The subject matter is an important one -- how the African economies are kept as economic hostages by the international organizations that are supposed to be helping them, namely the International Monetary Fund and the World Bank. About 40% of the governmental budgets of several African nations go to payment of Western debt, while their people suffer from disease, dehydration and illiteracy.

... but the subject matter was treated in the most dry manner that could be conceived by man -- dryer than the Sahara that surrounds the country of Mali in which this film takes place. More monotone and action-lacking than any documentary I've ever seen (and I'm a fan of the genre), one "witness" after another comes forward in this "trial" that is "captured" on film that condemns the World Bank & IMF. Some critics may site the colorful visual asides within the film, but they were out of place and had no complementary soundtrack when they were on the screen. They belonged better in a coffee table book than in this film.

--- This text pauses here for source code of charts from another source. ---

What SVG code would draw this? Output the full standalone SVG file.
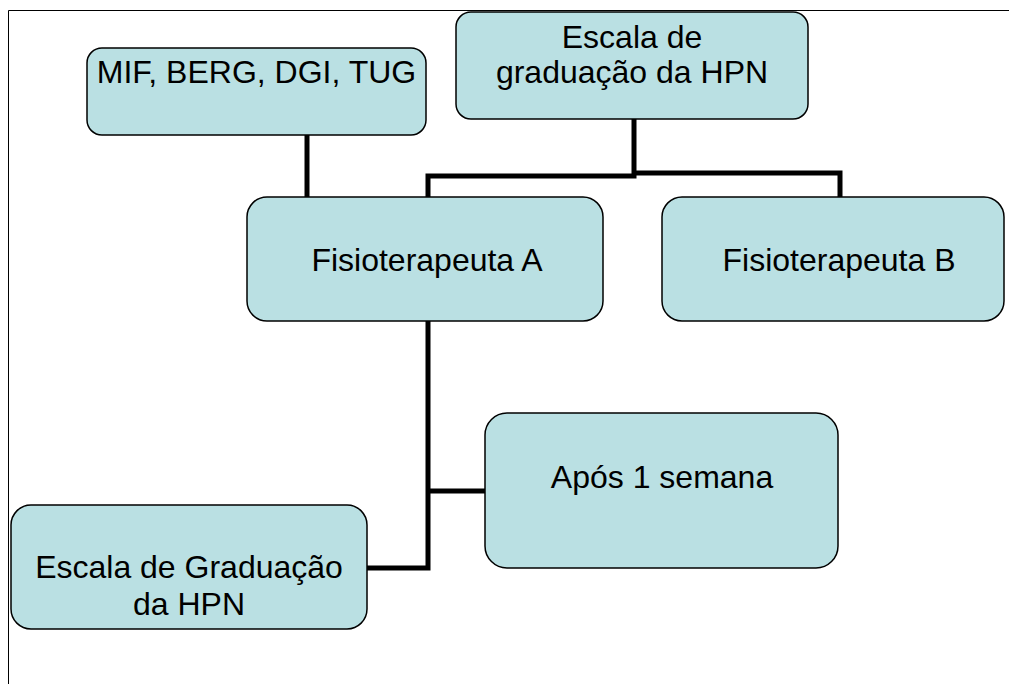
<svg xmlns="http://www.w3.org/2000/svg" width="1009" height="684" viewBox="0 0 1009 684">
<style>
.box{fill:#bae0e3;stroke:#000;stroke-width:1.5}
.lbl{font-family:"Liberation Sans",Arial,sans-serif;font-size:32px;fill:#000;text-anchor:middle}
.con{fill:none;stroke:#000;stroke-width:5}
.frame{fill:none;stroke:#000;stroke-width:1}
</style>
<rect width="1009" height="684" fill="#fff"/>
<path class="frame" d="M8.5,684 V10.5 H1009"/>
<g id="connectors">
<path class="con" d="M307,135 V197"/>
<path class="con" d="M634,119 V176 H428 V197"/>
<path class="con" d="M634,173 H840 V197"/>
<path class="con" d="M428,321 V568 H367"/>
<path class="con" d="M428,491 H485"/>
</g>
<g id="mif">
<rect class="box" x="87" y="48" width="339" height="87" rx="15"/>
<text class="lbl" x="256.5" y="83">MIF, BERG, DGI, TUG</text>
</g>
<g id="escala-top">
<rect class="box" x="456" y="12" width="352" height="107" rx="15"/>
<text class="lbl" x="632" y="48">Escala de</text>
<text class="lbl" x="632" y="83">graduação da HPN</text>
</g>
<g id="fisio-a">
<rect class="box" x="247" y="197" width="356" height="124" rx="20"/>
<text class="lbl" x="427" y="271">Fisioterapeuta A</text>
</g>
<g id="fisio-b">
<rect class="box" x="662" y="197" width="342" height="124" rx="20"/>
<text class="lbl" x="839" y="271">Fisioterapeuta B</text>
</g>
<g id="apos">
<rect class="box" x="485" y="413" width="353" height="155" rx="22"/>
<text class="lbl" x="662" y="488">Após 1 semana</text>
</g>
<g id="escala-grad">
<rect class="box" x="11" y="505" width="356" height="124" rx="20"/>
<text class="lbl" x="189" y="578">Escala de Graduação</text>
<text class="lbl" x="189" y="615">da HPN</text>
</g>
</svg>
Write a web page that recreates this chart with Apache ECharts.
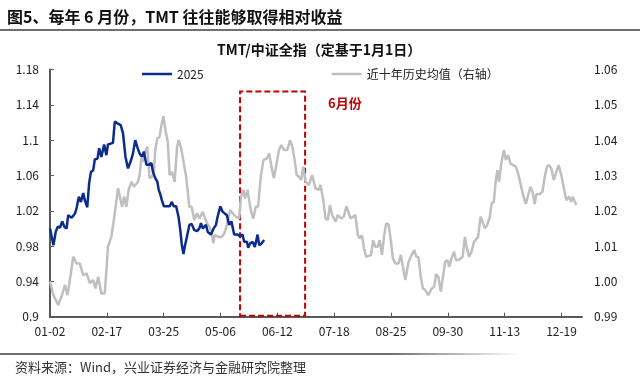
<!DOCTYPE html>
<html lang="zh">
<head>
<meta charset="utf-8">
<script src="https://cdn.jsdelivr.net/npm/echarts@6/dist/echarts.min.js"></script>
<title>TMT/中证全指</title>
</head>
<body style="margin: 0; background: #fff">
<div id="container" style="width: 640px; height: 377px"></div>
<script>
// x axis: trading-day index, labelled every 25 days
const tickDays = [0, 25, 50, 75, 100, 125, 150, 175, 200, 225];
const tickLabels = ['01-02', '02-17', '03-25', '05-06', '06-12', '07-18', '08-25', '09-30', '11-13', '12-19'];
const leftTicks = [0.9, 0.94, 0.98, 1.02, 1.06, 1.1, 1.14, 1.18];
const rightTicks = [0.99, 1.00, 1.01, 1.02, 1.03, 1.04, 1.05, 1.06];

// 2025 (left axis)
const blueDay = [0, 1.5, 2.5, 3.4, 4.4, 5.4, 6.3, 7.3, 8, 9.5, 11, 11.7, 12.7, 13.6, 14.6, 15.3, 16.4, 17.2, 18, 19,
  19.7, 20.9, 21.6, 22.6, 23.8, 24.8, 25.5, 26.7, 27.7, 28.5, 29.7, 31.1, 32.1, 33.2, 34.3, 35.5, 36.5, 37.5, 38.4, 39.4,
  40.4, 41.3, 42.4, 43.4, 44.6, 45.3, 46.3, 47.2, 47.8, 48.6, 49.2, 50.1, 51.6, 52.6, 53.6, 54.4, 55.5, 55.9, 56.6, 57.4,
  57.9, 58.7, 59.4, 60.1, 61.3, 62.3, 63.5, 64.7, 65.7, 66.4, 67.2, 67.9, 68.6, 69.4, 70.1, 70.8, 72, 73, 73.7, 74.9,
  75.9, 76.7, 77.8, 78.8, 79.8, 81, 82.5, 83.7, 84.7, 85.4, 86.6, 87.2, 88, 89.1, 90.1, 91.3, 92, 93, 94.2];
const blueValue = [1.000, 0.981, 0.996, 1.002, 1.001, 1.008, 1.002, 1.000, 1.015, 1.012, 1.017, 1.023, 1.036, 1.030, 1.040, 1.032, 1.024, 1.051, 1.064, 1.066,
  1.078, 1.079, 1.091, 1.081, 1.095, 1.083, 1.095, 1.096, 1.097, 1.121, 1.119, 1.117, 1.108, 1.081, 1.068, 1.076, 1.085, 1.100, 1.092, 1.085,
  1.081, 1.087, 1.072, 1.072, 1.074, 1.064, 1.057, 1.053, 1.044, 1.038, 1.032, 1.025, 1.025, 1.025, 1.030, 1.025, 1.025, 1.023, 1.012, 0.996,
  0.983, 0.971, 0.981, 0.989, 1.004, 1.005, 0.998, 0.997, 1.000, 1.006, 1.000, 1.002, 1.004, 0.996, 0.998, 0.993, 1.000, 1.004, 1.013, 1.025,
  1.019, 1.021, 1.015, 1.004, 1.008, 0.993, 0.993, 0.991, 0.993, 0.985, 0.985, 0.978, 0.983, 0.985, 0.979, 0.993, 0.981, 0.983, 0.987];

// 近十年历史均值 (right axis)
const avgDay = [0, 1.5, 3.6, 5.1, 6.6, 7.7, 9.2, 10.2, 11.7, 13.1, 14.6, 16.1, 17.5, 19, 20, 21.2, 22.6, 24.1, 25.5, 27,
  28.5, 29.9, 30.7, 31.7, 32.6, 33.6, 34.6, 35.8, 36.9, 38.7, 39.4, 40.2, 40.9, 41.6, 42.8, 43.8, 44.8, 45.7, 46.3, 47.2,
  48.2, 48.9, 49.9, 50.8, 51.8, 52.6, 53.6, 54.8, 55.9, 56.6, 57.7, 59.1, 59.9, 61.3, 62.3, 63.5, 64.7, 65.7, 67.2, 68.2,
  69.1, 70.1, 71.1, 71.8, 72.5, 74, 75.5, 76.7, 77.8, 79.3, 80.3, 81.8, 83.2, 84, 85.1, 85.8, 86.9, 87.6, 88.3, 89.4,
  90.5, 91.5, 92.7, 93.9, 95.4, 96.4, 97.4, 98.5, 99.7, 100.7, 101.7, 102.9, 104.4, 105.6, 106.6, 107.6, 108.5, 109.5, 110.5, 111.4,
  112.4, 113.9, 115.3, 116.8, 118.3, 119, 120.2, 121.2, 122.2, 123.1, 124.1, 125.6, 126.6, 128, 129.2, 130.4, 131.1, 132.2, 133.3, 134.3,
  135.4, 136.2, 137.2, 138, 139, 140.2, 141.2, 142.1, 143.1, 144.1, 145, 146, 147, 147.9, 148.9, 149.9, 150.8, 151.9, 153.3, 154.3,
  155.2, 156.3, 157.7, 158.7, 160.2, 161.1, 162.1, 163.1, 164, 165, 166.4, 167.9, 169, 169.8, 170.8, 171.9, 172.7, 173.8, 174.8, 175.6,
  176.6, 177.7, 178.6, 180, 181.5, 182.5, 183.2, 184.3, 185.4, 186.5, 187.3, 188.3, 189.4, 190.2, 191.3, 192.3, 193.5, 194.2, 195.2, 196.1,
  196.8, 197.5, 198.5, 199.6, 200.5, 201.5, 202.5, 203.7, 204.9, 205.9, 206.9, 208.1, 209.3, 210.3, 211.3, 212.2, 213.2, 213.9, 215.4, 216.6,
  217.6, 218.6, 219.5, 220.5, 221.6, 222.7, 223.7, 224.9, 225.9, 227.1, 228.3, 229.2, 230, 230.7, 231.5];
const avgValue = [1.0000, 0.9961, 0.9933, 0.9957, 0.9990, 0.9961, 1.0023, 1.0070, 1.0051, 1.0051, 1.0018, 1.0023, 0.9995, 1.0004, 0.9980, 1.0013, 0.9966, 0.9966, 1.0098, 1.0127,
  1.0193, 1.0264, 1.0268, 1.0211, 1.0240, 1.0211, 1.0259, 1.0282, 1.0268, 1.0282, 1.0301, 1.0348, 1.0339, 1.0362, 1.0381, 1.0292, 1.0296, 1.0310, 1.0372, 1.0405,
  1.0409, 1.0438, 1.0468, 1.0428, 1.0395, 1.0301, 1.0310, 1.0282, 1.0381, 1.0400, 1.0377, 1.0325, 1.0296, 1.0211, 1.0211, 1.0174, 1.0193, 1.0178, 1.0197, 1.0178,
  1.0164, 1.0155, 1.0141, 1.0108, 1.0131, 1.0126, 1.0126, 1.0136, 1.0160, 1.0202, 1.0193, 1.0183, 1.0178, 1.0240, 1.0259, 1.0235, 1.0259, 1.0230, 1.0202, 1.0178,
  1.0211, 1.0211, 1.0296, 1.0344, 1.0348, 1.0362, 1.0325, 1.0292, 1.0334, 1.0372, 1.0386, 1.0372, 1.0372, 1.0400, 1.0381, 1.0344, 1.0301, 1.0296, 1.0287, 1.0325,
  1.0282, 1.0273, 1.0301, 1.0263, 1.0259, 1.0273, 1.0230, 1.0178, 1.0174, 1.0216, 1.0188, 1.0169, 1.0188, 1.0178, 1.0183, 1.0213, 1.0211, 1.0178, 1.0183, 1.0188,
  1.0131, 1.0122, 1.0131, 1.0098, 1.0070, 1.0072, 1.0075, 1.0117, 1.0098, 1.0098, 1.0117, 1.0075, 1.0131, 1.0164, 1.0162, 1.0117, 1.0065, 1.0051, 1.0051, 1.0075,
  1.0042, 1.0004, 1.0055, 1.0070, 1.0089, 1.0070, 1.0068, 1.0013, 0.9980, 0.9976, 0.9961, 0.9980, 0.9985, 1.0021, 1.0013, 0.9971, 0.9976, 1.0056, 1.0060, 1.0042,
  1.0065, 1.0084, 1.0060, 1.0062, 1.0070, 1.0126, 1.0098, 1.0070, 1.0084, 1.0112, 1.0108, 1.0126, 1.0183, 1.0178, 1.0150, 1.0160, 1.0183, 1.0221, 1.0225, 1.0287,
  1.0315, 1.0282, 1.0334, 1.0372, 1.0344, 1.0358, 1.0334, 1.0329, 1.0325, 1.0306, 1.0278, 1.0244, 1.0219, 1.0244, 1.0268, 1.0254, 1.0219, 1.0247, 1.0247, 1.0254,
  1.0296, 1.0325, 1.0329, 1.0320, 1.0287, 1.0310, 1.0329, 1.0301, 1.0268, 1.0230, 1.0240, 1.0225, 1.0240, 1.0228, 1.0216];

// June box: day range and bottom/top (left axis)
const juneDays = [83.6, 112.2];
const juneBox = [0.901, 1.155];

let dom = document.getElementById('container');
let myChart = echarts.init(dom, null, { renderer: 'canvas' });
const font = '"Noto Sans CJK SC", "Noto Sans", sans-serif';
const axisColor = '#595959';

let option = {
    animation: false,
    textStyle: { fontFamily: font },
    title: [
        {
            text: '图5、每年 6 月份，TMT 往往能够取得相对收益',
            left: 2, top: 4,
            textStyle: { fontSize: 16, fontWeight: 'bold', color: '#111', fontFamily: font }
        },
        {
            text: 'TMT/中证全指（定基于1月1日）',
            left: 212, top: 38,
            textStyle: { fontSize: 14, fontWeight: 'bold', color: '#111', fontFamily: font }
        },
        {
            text: '资料来源：Wind，兴业证券经济与金融研究院整理',
            left: 10, top: 356,
            textStyle: { fontSize: 13, fontWeight: 'normal', color: '#333', fontFamily: font }
        }
    ],
    graphic: [
        { type: 'line', shape: { x1: 0, y1: 30, x2: 640, y2: 30 }, style: { stroke: '#404040', lineWidth: 1.5 } },
        {
            type: 'line', shape: { x1: 0, y1: 354, x2: 520, y2: 354 },
            style: {
                lineWidth: 1.5,
                stroke: new echarts.graphic.LinearGradient(0, 354, 520, 354, [
                    { offset: 0, color: '#404040' },
                    { offset: 0.75, color: '#404040' },
                    { offset: 1, color: 'rgba(64,64,64,0)' }
                ], true)
            }
        }
    ],
    legend: {
        left: 142, top: 68, padding: 0,
        icon: 'rect',
        itemWidth: 30, itemHeight: 2.5, itemGap: 128,
        textStyle: { fontSize: 12, color: '#222', fontFamily: font },
        data: ['2025', '近十年历史均值（右轴）']
    },
    grid: { left: 50, right: 58, top: 69.5, bottom: 60.3, containLabel: false },
    xAxis: {
        type: 'value',
        min: 0, max: 234,
        splitLine: { show: false },
        axisLine: { lineStyle: { color: axisColor, width: 2 } },
        axisTick: { inside: true, length: 4, lineStyle: { color: axisColor }, customValues: tickDays },
        axisLabel: {
            customValues: tickDays,
            margin: 9, fontSize: 12, color: '#222',
            formatter: v => tickLabels[tickDays.indexOf(v)]
        }
    },
    yAxis: [
        {
            type: 'value',
            min: 0.9, max: 1.18,
            splitLine: { show: false },
            axisLine: { show: true, lineStyle: { color: axisColor, width: 2 } },
            axisTick: { show: true, inside: true, length: 4, lineStyle: { color: axisColor }, customValues: leftTicks },
            axisLabel: {
                customValues: leftTicks,
                margin: 11, fontSize: 12, color: '#222',
                formatter: v => String(+v.toFixed(2))
            }
        },
        {
            type: 'value',
            min: 0.99, max: 1.06,
            position: 'right',
            splitLine: { show: false },
            axisLine: { show: false },
            axisTick: { show: false },
            axisLabel: {
                customValues: rightTicks,
                margin: 12, fontSize: 12, color: '#222',
                formatter: v => v.toFixed(2)
            }
        }
    ],
    series: [
        {
            name: '2025',
            type: 'line',
            yAxisIndex: 0,
            z: 4,
            symbol: 'none',
            lineStyle: { color: '#0B2C8C', width: 2.5 },
            itemStyle: { color: '#0B2C8C' },
            data: blueDay.map((d, i) => [d, blueValue[i]]),
            markArea: {
                silent: true,
                itemStyle: {
                    color: 'rgba(0,0,0,0)',
                    borderColor: '#C00000',
                    borderWidth: 2,
                    borderType: [6, 3]
                },
                label: {
                    show: true, position: [89, 6],
                    color: '#C00000', fontWeight: 'bold', fontSize: 13, fontFamily: font
                },
                data: [[
                    { name: '6月份', xAxis: juneDays[0], yAxis: juneBox[0] },
                    { xAxis: juneDays[1], yAxis: juneBox[1] }
                ]]
            }
        },
        {
            name: '近十年历史均值（右轴）',
            type: 'line',
            yAxisIndex: 1,
            z: 3,
            symbol: 'none',
            lineStyle: { color: '#BFBFBF', width: 2.5 },
            itemStyle: { color: '#BFBFBF' },
            data: avgDay.map((d, i) => [d, avgValue[i]])
        }
    ]
};

if (option && typeof option === 'object') {
    myChart.setOption(option);
}
</script>
</body>
</html>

Even the characters in the film say something like "This trial is boring" and "When will it be over?" Everyone in the theater laughed. Were those people on the screen reading our minds??

Danny Glover had a brief appearance in this film. It is a televised movie within "Bamako" and it was set within Morocco or Mali. It was also more ridiculous than any spaghetti-Western I've ever tried to avoid. The only redeeming part of these five wasted minutes was where a Caucasian bad guy accidentally shoots an African woman carrying a baby and shows no remorse whatsoever. Perhaps it was to symbolize the insensitivity of the World Bank and how it is unintentionally killing Africans.

And one last technical parting shot, the subtitles were difficult to read with so much light colors on the screen and not enough black outline to the subtitles themselves.

I've already summarized the movie for you. Don't be fooled by the hype. No need to see this film. You'll never get these two hours back in your life.